Monday, May 27, 2013

Memorial Day - The Class War Fallen

Never look a gift horse in the mouth. A day free from wage slavery may be just a day but it is to be savoured and enjoyed.

Memorial Day is a day of remembering the men and women who died while serving in the armed forces of the United States. Memorial Day is marked by many solemn ceremonies.

Socialists will be remembering Memorial Day 1937.

“It was a day for parades, picnics and boat-rides - and tear-gas, bullets and death.” - Howard Fast

During what was called the “Little Steel Strike” ten unarmed protestors were shot and killed while another 105 wounded or clubbed by the Chicago police. No policeman was ever prosecuted. A Coroner's Jury declared the killings to be "justifiable homicide".

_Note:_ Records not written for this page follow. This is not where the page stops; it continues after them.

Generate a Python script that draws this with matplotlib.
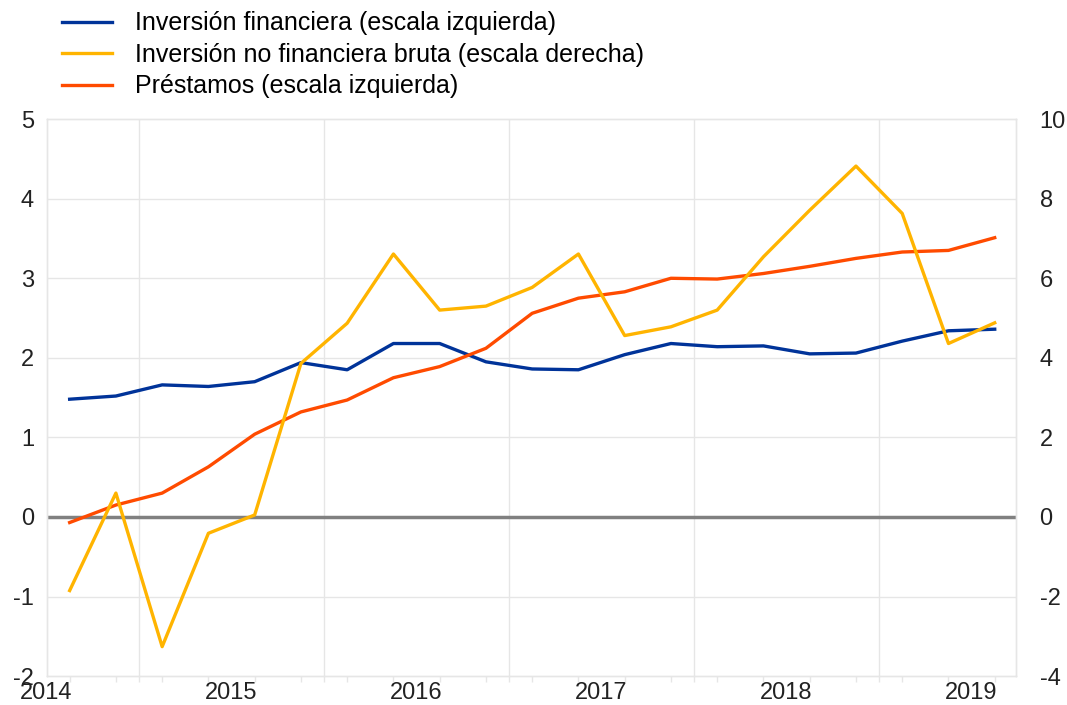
import numpy as np
import matplotlib
matplotlib.use("Agg")
import matplotlib.pyplot as plt

FONTSIZE = 17
LEGEND_FONTSIZE = 18
plt.rcParams['font.family'] = ['Liberation Sans', 'DejaVu Sans']
plt.rcParams['axes.unicode_minus'] = False

# quarterly data, 2014 Q1 - 2019 Q1
quarters = ["2014Q1", "2014Q2", "2014Q3", "2014Q4",
            "2015Q1", "2015Q2", "2015Q3", "2015Q4",
            "2016Q1", "2016Q2", "2016Q3", "2016Q4",
            "2017Q1", "2017Q2", "2017Q3", "2017Q4",
            "2018Q1", "2018Q2", "2018Q3", "2018Q4",
            "2019Q1"]
inv_financiera = [1.48, 1.52, 1.66, 1.64, 1.70, 1.94, 1.85, 2.18, 2.18, 1.95, 1.86,
                  1.85, 2.04, 2.18, 2.14, 2.15, 2.05, 2.06, 2.21, 2.34, 2.36]
inv_no_financiera = [-1.85, 0.60, -3.26, -0.41, 0.05, 3.86, 4.87, 6.61, 5.20, 5.30, 5.77,
                     6.61, 4.56, 4.78, 5.20, 6.54, 7.71, 8.82, 7.63, 4.36, 4.88]
prestamos = [-0.07, 0.15, 0.30, 0.63, 1.04, 1.32, 1.47, 1.75, 1.89, 2.12, 2.56,
             2.75, 2.83, 3.00, 2.99, 3.06, 3.15, 3.25, 3.33, 3.35, 3.51]
years = [2014, 2015, 2016, 2017, 2018, 2019]

labels = ["Inversión financiera (escala izquierda)",
          "Inversión no financiera bruta (escala derecha)",
          "Préstamos (escala izquierda)"]
BLUE = "#003399"
YELLOW = "#ffb400"
ORANGE = "#ff4b00"
GRID = "#e6e6e6"
TEXT = "#222222"

# place each quarter at its mid point
x = np.array([int(q[:4]) + (int(q[-1]) - 0.5) / 4.0 for q in quarters])

fig = plt.figure(figsize=(10.67, 7.05), dpi=100)
ax = fig.add_axes([0.0436, 0.041, 0.9086, 0.790])
ax2 = ax.twinx()

ax.set_xlim(2014.0, 2019.24)
ax.set_ylim(-2, 5)
ax2.set_ylim(-4, 10)

# grid and zero line
for y in range(-1, 5):
    ax.axhline(y, color=GRID, lw=1.0, zorder=0)
for yr in years[:-1]:
    ax.axvline(yr + 0.5, color=GRID, lw=1.0, zorder=0)
ax.axhline(0, color="#808080", lw=2.5, zorder=1)

l1, = ax.plot(x, inv_financiera, color=BLUE, lw=2.4, zorder=3)
l3, = ax.plot(x, prestamos, color=ORANGE, lw=2.4, zorder=3)
l2, = ax2.plot(x, inv_no_financiera, color=YELLOW, lw=2.4, zorder=3)

for a in (ax, ax2):
    for s in a.spines.values():
        s.set_color(GRID)
        s.set_linewidth(1.0)

ax.set_yticks(range(-2, 6))
ax.tick_params(axis='y', length=0, pad=9, labelsize=FONTSIZE, labelcolor=TEXT)
ax2.set_yticks(range(-4, 11, 2))
ax2.tick_params(axis='y', length=0, pad=17, labelsize=FONTSIZE, labelcolor=TEXT)

ax.set_xticks(years)
ax.set_xticklabels([str(y) for y in years])
ax.set_xticks(list(x) + [yr + 0.5 for yr in years[:-1]], minor=True)
ax.tick_params(axis='x', which='major', length=0, pad=4, labelsize=FONTSIZE, labelcolor=TEXT)
ax.tick_params(axis='x', which='minor', length=4, color=GRID, width=1.0)

fig.legend([l1, l2, l3], labels, loc="upper left", bbox_to_anchor=(0.049, 0.998),
           frameon=False, fontsize=LEGEND_FONTSIZE, handlelength=2.0, handletextpad=0.9,
           labelspacing=0.3, borderaxespad=0.0)

plt.savefig("out.png", dpi=100)
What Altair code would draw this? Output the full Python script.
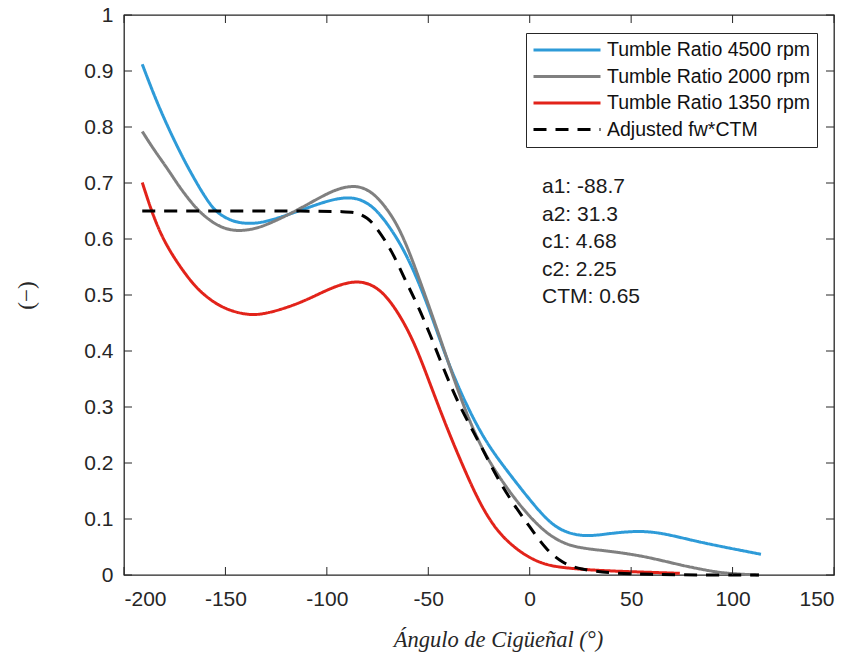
import altair as alt
import pandas as pd

# ---- data ----
series_names = ["Tumble Ratio 4500 rpm", "Tumble Ratio 2000 rpm",
                "Tumble Ratio 1350 rpm", "Adjusted fw*CTM"]

x_4500 = [-191, -185, -179, -174, -169, -162.6, -158, -154, -146, -138, -130, -113, -97, -87,
          -80.5, -74, -64, -56, -48, -41, -31, -21.4, -11.6, 0, 11.4, 21.3, 29.5, 41, 54,
          65.5, 82, 98.4, 114]
y_4500 = [0.912, 0.855, 0.805, 0.767, 0.731, 0.690, 0.664, 0.646, 0.630, 0.627, 0.630,
          0.651, 0.672, 0.675, 0.666, 0.647, 0.595, 0.535, 0.460, 0.385, 0.301, 0.236,
          0.188, 0.134, 0.086, 0.072, 0.069, 0.075, 0.079, 0.075, 0.060, 0.048, 0.037]

x_2000 = [-191, -185, -179, -174, -169, -162.6, -154, -146, -138, -130, -113, -97, -87,
          -80.5, -74, -64, -54.3, -44.4, -36.2, -28, -19.8, -8.3, 0, 8.1, 16.3, 24.5, 41,
          57.3, 73.8, 90.2, 100, 113]
y_2000 = [0.792, 0.758, 0.728, 0.700, 0.675, 0.647, 0.623, 0.614, 0.616, 0.624, 0.654,
          0.688, 0.696, 0.690, 0.672, 0.622, 0.528, 0.426, 0.337, 0.259, 0.200, 0.140,
          0.104, 0.075, 0.057, 0.048, 0.042, 0.033, 0.018, 0.006, 0.002, 0.0]

x_1350 = [-191, -185.5, -179, -169, -162.6, -154, -146, -138, -130, -113, -97, -85, -75.5,
          -67.3, -57.5, -49.3, -41.1, -32.9, -24.7, -16.5, -8.3, 0, 8.1, 16.3, 32.7, 57.3, 74]
y_1350 = [0.701, 0.639, 0.586, 0.533, 0.506, 0.482, 0.470, 0.464, 0.466, 0.485, 0.515,
          0.527, 0.516, 0.484, 0.422, 0.343, 0.265, 0.194, 0.128, 0.080, 0.051, 0.030,
          0.018, 0.013, 0.008, 0.005, 0.003]

x_fit = [-191, -150, -110, -90, -85, -80, -76, -68, -60.8, -56, -49.3, -41.1, -32.9, -24.7,
         -16.5, -8.3, 0, 8.1, 16.3, 24.5, 40.9, 60, 80, 113]
y_fit = [0.65, 0.65, 0.65, 0.649, 0.647, 0.638, 0.623, 0.580, 0.522, 0.488, 0.432, 0.355,
         0.289, 0.236, 0.176, 0.128, 0.086, 0.045, 0.021, 0.010, 0.003, 0.001, 0.0, 0.0]

x_ticks = [-200, -150, -100, -50, 0, 50, 100, 150]
y_ticks = [0, 0.1, 0.2, 0.3, 0.4, 0.5, 0.6, 0.7, 0.8, 0.9, 1]
annotation_lines = ["a1: -88.7", "a2: 31.3", "c1: 4.68", "c2: 2.25", "CTM: 0.65"]

colors = ["#2e9bd8", "#808080", "#e2231a", "#000000"]
dashes = [[1, 0], [1, 0], [1, 0], [13, 9]]
widths = [3, 3, 3, 3.5]

rows = []
for name, xs, ys in zip(series_names, [x_4500, x_2000, x_1350, x_fit],
                        [y_4500, y_2000, y_1350, y_fit]):
    for i, (a, b) in enumerate(zip(xs, ys)):
        rows.append({"series": name, "angle": a, "value": b, "order": i})
df = pd.DataFrame(rows)
xt = pd.DataFrame({"angle": x_ticks})
yt = pd.DataFrame({"value": y_ticks})

W, H = 710, 560
TL = 8  # inward tick length (px)
AX = "#262626"
xscale = alt.Scale(domain=[-200, 150], nice=False, zero=False)
yscale = alt.Scale(domain=[0, 1], nice=False, zero=False)

x_axis = alt.Axis(
    values=x_ticks, labelExpr="'' + datum.value", tickSize=0, ticks=False, labelPadding=13,
    domain=False, grid=False, labelFont="Liberation Sans", labelFontSize=21,
    labelColor=AX, title="Ángulo de Cigüeñal (°)", titleFont="Liberation Serif",
    titleFontStyle="italic", titleFontWeight="normal", titleFontSize=22.5,
    titleColor=AX, titleX=374, titleY=71, titleBaseline="alphabetic",
    titleAlign="center")
y_axis = alt.Axis(
    values=y_ticks, format="~g", tickSize=0, ticks=False, labelPadding=11, domain=False,
    grid=False, labelFont="Liberation Sans", labelFontSize=21, labelColor=AX,
    title="(−)", titleFont="Liberation Serif", titleFontWeight="normal",
    titleFontSize=23, titleColor=AX, titleAngle=270, titleX=-98, titleY=280,
    titleAlign="center", titleBaseline="middle")

X = alt.X("angle:Q", scale=xscale, axis=x_axis)
Y = alt.Y("value:Q", scale=yscale, axis=y_axis)

legend = alt.Legend(
    title=None, orient="none", legendX=402, legendY=18,
    symbolType="stroke", symbolSize=4489, symbolStrokeWidth=3.5,
    clipHeight=22, rowPadding=4.5, padding=6, labelOffset=5,
    labelFont="Liberation Sans", labelFontSize=19.5, labelColor="#111111",
    labelLimit=400, strokeColor=AX, fillColor="white",
)

lines = alt.Chart(df).mark_line(interpolate="basis").encode(
    x=X, y=Y,
    color=alt.Color("series:N", scale=alt.Scale(domain=series_names, range=colors),
                    legend=legend),
    strokeDash=alt.StrokeDash("series:N", scale=alt.Scale(domain=series_names, range=dashes),
                              legend=legend),
    strokeWidth=alt.StrokeWidth("series:N", scale=alt.Scale(domain=series_names, range=widths),
                                legend=None),
    order=alt.Order("order:Q"),
)

rule_style = dict(color=AX, strokeWidth=1)
ticks_bottom = alt.Chart(xt).mark_rule(**rule_style).encode(
    x=X, y=alt.value(H), y2=alt.value(H - TL))
ticks_top = alt.Chart(xt).mark_rule(**rule_style).encode(
    x=X, y=alt.value(0), y2=alt.value(TL))
ticks_left = alt.Chart(yt).mark_rule(**rule_style).encode(
    y=Y, x=alt.value(0), x2=alt.value(TL))
ticks_right = alt.Chart(yt).mark_rule(**rule_style).encode(
    y=Y, x=alt.value(W), x2=alt.value(W - TL))

annot = alt.Chart(pd.DataFrame({"t": ["\n".join(annotation_lines)]})).mark_text(
    align="left", baseline="top", lineBreak="\n", font="Liberation Sans",
    fontSize=21, lineHeight=27.5, color="#1a1a1a",
).encode(text="t:N", x=alt.value(418), y=alt.value(161))

chart = alt.layer(
    lines, ticks_bottom, ticks_top, ticks_left, ticks_right, annot
).properties(
    width=W, height=H,
    autosize=alt.AutoSizeParams(type="none"),
    padding={"left": 124, "top": 15, "right": 21, "bottom": 82},
    background="white",
).configure_view(stroke=AX, strokeWidth=1.3)

chart.save("out.html", embed_options={"renderer": "svg", "actions": False})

The Steel Workers Organizing Committee (SWOC) was attempting to organize the steel workers into an industrial union. When the company refused to recognize the union the workers went out on strike. Strikers and sympathizers from all around Chicago had gathered on Memorial Day at Sam's Place on 112th and Green Bay Avenue , where the strike headquarters was located. The strike was less than a week old; the strikers had not yet felt the pinch of hunger, and there was a good sense of solidarity everywhere. Because it was such a fine summer day, many of the strikers brought their children. After a round of speeches, it was decided to picket in front of the Republic steel main gate and the crowd began a march across the prairie and toward the Republic Steel mill. They were stopped midway on 116th Street by a formation of Chicago police. "Stand fast! Stand fast!" the line leaders cried. "We got our right! We got our legal rights to picket!" The cops replied "You got no rights. You Red bastards, you got no rights."

While demonstrators in front were arguing for their right to proceed, police fired into the crowd and pursued the people as they fled.

Of the total of forty injured by gun shots two-thirds were shot in the back, according to medical testimony. As a union pointed out, if the marchers charged the police, they must have charged them backside forward! Witness after witness and report after report testified to the callousness and indifference of the police. The wounded were piled high on top of one another in patrol wagons.

Memorial Day in Chicago settled nothing. There as elsewhere the strike dragged on. Violence, disorder, unrest, loss of life accompanied it. In all the communities in the five states affected by the steel labor walkout the violent pattern of Chicago repeated itself. Before the strike ended eight more persons died. In Ohio the governor called out the National Guard, the steel mills were reopened and Guardsmen protected the few employees who wished to return to work as well as the strike breakers imported to crush the union. In Monroe, Michigan, the mayor called for civilians with military experience to enlist as special policemen and help break through what he called the illegal picket line. Many of Republic's mills and plants were under virtual siege as SWOC attempted to keep them from operating. The strike was eventually broken and early in July, 1937, the union called upon its members to return to work.